_Short exercise_. Output every line exactly as written. Leave out pictures.

+++ Data section

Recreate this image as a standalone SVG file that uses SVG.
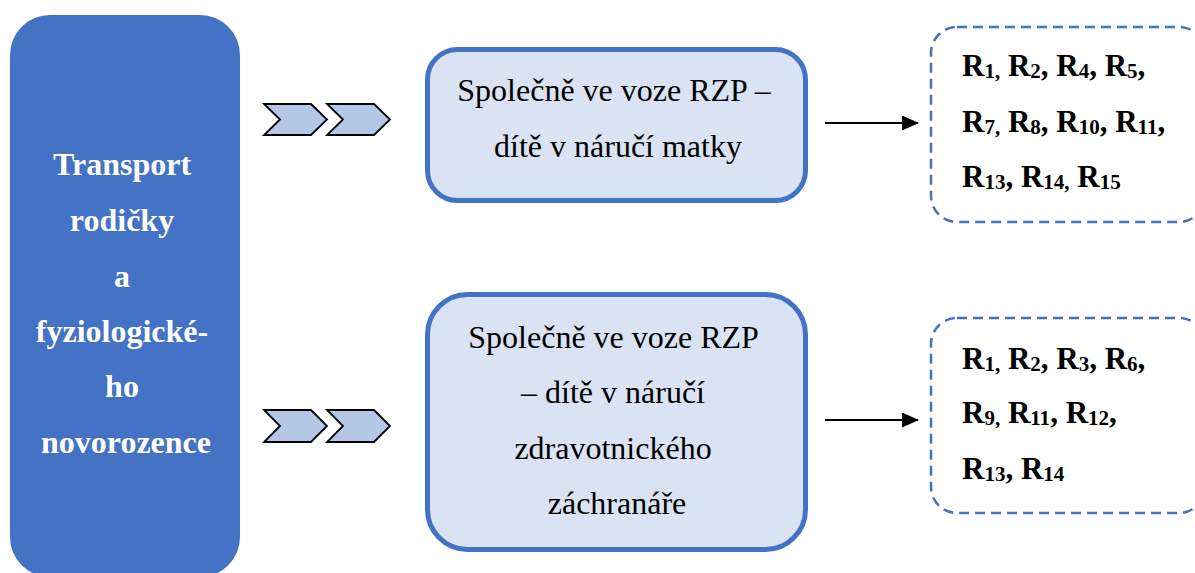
<svg xmlns="http://www.w3.org/2000/svg" width="1195" height="573" viewBox="0 0 1195 573">
  <defs>
    <marker id="arrowhead" markerWidth="17" markerHeight="15" refX="16" refY="7.5" orient="auto" markerUnits="userSpaceOnUse">
      <path d="M0,0 L17,7.5 L0,15 Z" fill="#000"/>
    </marker>
    <style>
      .main { fill: #4472C4; }
      .option { fill: #DAE3F3; stroke: #4472C4; stroke-width: 5; }
      .result { fill: none; stroke: #4472C4; stroke-width: 2.5; stroke-dasharray: 10 6; }
      .chev { fill: #B4C7E7; stroke: #000; stroke-width: 1.8; stroke-linejoin: miter; }
      .arrow { stroke: #000; stroke-width: 2; fill: none; }
      .lbl-main { font-family: "Liberation Serif", "Times New Roman", serif; font-weight: bold; font-size: 32px; fill: #fff; text-anchor: middle; }
      .lbl-opt { font-family: "Liberation Serif", "Times New Roman", serif; font-size: 32px; fill: #000; text-anchor: middle; }
      .lbl-res { font-family: "Liberation Serif", "Times New Roman", serif; font-weight: bold; font-size: 31px; fill: #000; }
      .sub { font-size: 21px; }
    </style>
  </defs>

  <!-- main category -->
  <g id="transport">
    <rect class="main" x="10" y="15" width="230" height="562" rx="40" ry="40"/>
    <text class="lbl-main">
      <tspan x="126" y="175">Transport</tspan>
      <tspan x="126" y="231">rodičky</tspan>
      <tspan x="126" y="287">a</tspan>
      <tspan x="126" y="342">fyziologické-</tspan>
      <tspan x="126" y="397">ho</tspan>
      <tspan x="126" y="453">novorozence</tspan>
    </text>
  </g>

  <!-- chevron pairs -->
  <g id="chevrons-top">
    <polygon class="chev" points="264,104 311,104 327,119.5 311,135 264,135 280,119.5"/>
    <polygon class="chev" points="327,104 374,104 390,119.5 374,135 327,135 343,119.5"/>
  </g>
  <g id="chevrons-bottom">
    <polygon class="chev" points="264,410 311,410 327,426 311,442 264,442 280,426"/>
    <polygon class="chev" points="327,410 374,410 390,426 374,442 327,442 343,426"/>
  </g>

  <!-- option: child held by mother -->
  <g id="option-mother">
    <rect class="option" x="427.5" y="49.5" width="378" height="151" rx="30" ry="30"/>
    <text class="lbl-opt">
      <tspan x="618" y="101">Společně ve voze RZP –</tspan>
      <tspan x="618" y="157">dítě v náručí matky</tspan>
    </text>
  </g>

  <!-- option: child held by paramedic -->
  <g id="option-paramedic">
    <rect class="option" x="427.5" y="294.5" width="378" height="255" rx="40" ry="40"/>
    <text class="lbl-opt">
      <tspan x="617" y="348">Společně ve voze RZP</tspan>
      <tspan x="617" y="403">– dítě v náručí</tspan>
      <tspan x="617" y="459">zdravotnického</tspan>
      <tspan x="617" y="514">záchranáře</tspan>
    </text>
  </g>

  <!-- connectors -->
  <g id="connectors">
    <line class="arrow" x1="825" y1="123" x2="918" y2="123" marker-end="url(#arrowhead)"/>
    <line class="arrow" x1="825" y1="420" x2="918" y2="420" marker-end="url(#arrowhead)"/>
  </g>

  <!-- result list: mother -->
  <g id="result-mother">
    <rect class="result" x="931" y="27" width="274" height="195" rx="26" ry="26"/>
    <text class="lbl-res" x="962" y="76">R<tspan class="sub" dy="2">1,</tspan><tspan dy="-2"> R</tspan><tspan class="sub" dy="2">2</tspan><tspan dy="-2">, R</tspan><tspan class="sub" dy="2">4</tspan><tspan dy="-2">, R</tspan><tspan class="sub" dy="2">5</tspan><tspan dy="-2">,</tspan></text>
    <text class="lbl-res" x="962" y="132">R<tspan class="sub" dy="2">7,</tspan><tspan dy="-2"> R</tspan><tspan class="sub" dy="2">8</tspan><tspan dy="-2">, R</tspan><tspan class="sub" dy="2">10</tspan><tspan dy="-2">, R</tspan><tspan class="sub" dy="2">11</tspan><tspan dy="-2">,</tspan></text>
    <text class="lbl-res" x="962" y="187">R<tspan class="sub" dy="2">13</tspan><tspan dy="-2">, R</tspan><tspan class="sub" dy="2">14,</tspan><tspan dy="-2"> R</tspan><tspan class="sub" dy="2">15</tspan></text>
  </g>

  <!-- result list: paramedic -->
  <g id="result-paramedic">
    <rect class="result" x="931" y="318" width="274" height="195" rx="26" ry="26"/>
    <text class="lbl-res" x="962" y="369">R<tspan class="sub" dy="2">1,</tspan><tspan dy="-2"> R</tspan><tspan class="sub" dy="2">2</tspan><tspan dy="-2">, R</tspan><tspan class="sub" dy="2">3</tspan><tspan dy="-2">, R</tspan><tspan class="sub" dy="2">6</tspan><tspan dy="-2">,</tspan></text>
    <text class="lbl-res" x="962" y="423">R<tspan class="sub" dy="2">9,</tspan><tspan dy="-2"> R</tspan><tspan class="sub" dy="2">11</tspan><tspan dy="-2">, R</tspan><tspan class="sub" dy="2">12</tspan><tspan dy="-2">,</tspan></text>
    <text class="lbl-res" x="962" y="479">R<tspan class="sub" dy="2">13</tspan><tspan dy="-2">, R</tspan><tspan class="sub" dy="2">14</tspan></text>
  </g>
</svg>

++++++

_Output for this task_.
Recreate this image as a standalone SVG file that uses SVG.
<svg xmlns="http://www.w3.org/2000/svg" width="1195" height="573" viewBox="0 0 1195 573">
  <defs>
    <marker id="arrowhead" markerWidth="17" markerHeight="15" refX="16" refY="7.5" orient="auto" markerUnits="userSpaceOnUse">
      <path d="M0,0 L17,7.5 L0,15 Z" fill="#000"/>
    </marker>
    <style>
      .main { fill: #4472C4; }
      .option { fill: #DAE3F3; stroke: #4472C4; stroke-width: 5; }
      .result { fill: none; stroke: #4472C4; stroke-width: 2.5; stroke-dasharray: 10 6; }
      .chev { fill: #B4C7E7; stroke: #000; stroke-width: 1.8; stroke-linejoin: miter; }
      .arrow { stroke: #000; stroke-width: 2; fill: none; }
      .lbl-main { font-family: "Liberation Serif", "Times New Roman", serif; font-weight: bold; font-size: 32px; fill: #fff; text-anchor: middle; }
      .lbl-opt { font-family: "Liberation Serif", "Times New Roman", serif; font-size: 32px; fill: #000; text-anchor: middle; }
      .lbl-res { font-family: "Liberation Serif", "Times New Roman", serif; font-weight: bold; font-size: 31px; fill: #000; }
      .sub { font-size: 21px; }
    </style>
  </defs>

  <!-- main category -->
  <g id="transport">
    <rect class="main" x="10" y="15" width="230" height="562" rx="40" ry="40"/>
    <text class="lbl-main">
      <tspan x="126" y="175">Transport</tspan>
      <tspan x="126" y="231">rodičky</tspan>
      <tspan x="126" y="287">a</tspan>
      <tspan x="126" y="342">fyziologické-</tspan>
      <tspan x="126" y="397">ho</tspan>
      <tspan x="126" y="453">novorozence</tspan>
    </text>
  </g>

  <!-- chevron pairs -->
  <g id="chevrons-top">
    <polygon class="chev" points="264,104 311,104 327,119.5 311,135 264,135 280,119.5"/>
    <polygon class="chev" points="327,104 374,104 390,119.5 374,135 327,135 343,119.5"/>
  </g>
  <g id="chevrons-bottom">
    <polygon class="chev" points="264,410 311,410 327,426 311,442 264,442 280,426"/>
    <polygon class="chev" points="327,410 374,410 390,426 374,442 327,442 343,426"/>
  </g>

  <!-- option: child held by mother -->
  <g id="option-mother">
    <rect class="option" x="427.5" y="49.5" width="378" height="151" rx="30" ry="30"/>
    <text class="lbl-opt">
      <tspan x="618" y="101">Společně ve voze RZP –</tspan>
      <tspan x="618" y="157">dítě v náručí matky</tspan>
    </text>
  </g>

  <!-- option: child held by paramedic -->
  <g id="option-paramedic">
    <rect class="option" x="427.5" y="294.5" width="378" height="255" rx="40" ry="40"/>
    <text class="lbl-opt">
      <tspan x="617" y="348">Společně ve voze RZP</tspan>
      <tspan x="617" y="403">– dítě v náručí</tspan>
      <tspan x="617" y="459">zdravotnického</tspan>
      <tspan x="617" y="514">záchranáře</tspan>
    </text>
  </g>

  <!-- connectors -->
  <g id="connectors">
    <line class="arrow" x1="825" y1="123" x2="918" y2="123" marker-end="url(#arrowhead)"/>
    <line class="arrow" x1="825" y1="420" x2="918" y2="420" marker-end="url(#arrowhead)"/>
  </g>

  <!-- result list: mother -->
  <g id="result-mother">
    <rect class="result" x="931" y="27" width="274" height="195" rx="26" ry="26"/>
    <text class="lbl-res" x="962" y="76">R<tspan class="sub" dy="2">1,</tspan><tspan dy="-2"> R</tspan><tspan class="sub" dy="2">2</tspan><tspan dy="-2">, R</tspan><tspan class="sub" dy="2">4</tspan><tspan dy="-2">, R</tspan><tspan class="sub" dy="2">5</tspan><tspan dy="-2">,</tspan></text>
    <text class="lbl-res" x="962" y="132">R<tspan class="sub" dy="2">7,</tspan><tspan dy="-2"> R</tspan><tspan class="sub" dy="2">8</tspan><tspan dy="-2">, R</tspan><tspan class="sub" dy="2">10</tspan><tspan dy="-2">, R</tspan><tspan class="sub" dy="2">11</tspan><tspan dy="-2">,</tspan></text>
    <text class="lbl-res" x="962" y="187">R<tspan class="sub" dy="2">13</tspan><tspan dy="-2">, R</tspan><tspan class="sub" dy="2">14,</tspan><tspan dy="-2"> R</tspan><tspan class="sub" dy="2">15</tspan></text>
  </g>

  <!-- result list: paramedic -->
  <g id="result-paramedic">
    <rect class="result" x="931" y="318" width="274" height="195" rx="26" ry="26"/>
    <text class="lbl-res" x="962" y="369">R<tspan class="sub" dy="2">1,</tspan><tspan dy="-2"> R</tspan><tspan class="sub" dy="2">2</tspan><tspan dy="-2">, R</tspan><tspan class="sub" dy="2">3</tspan><tspan dy="-2">, R</tspan><tspan class="sub" dy="2">6</tspan><tspan dy="-2">,</tspan></text>
    <text class="lbl-res" x="962" y="423">R<tspan class="sub" dy="2">9,</tspan><tspan dy="-2"> R</tspan><tspan class="sub" dy="2">11</tspan><tspan dy="-2">, R</tspan><tspan class="sub" dy="2">12</tspan><tspan dy="-2">,</tspan></text>
    <text class="lbl-res" x="962" y="479">R<tspan class="sub" dy="2">13</tspan><tspan dy="-2">, R</tspan><tspan class="sub" dy="2">14</tspan></text>
  </g>
</svg>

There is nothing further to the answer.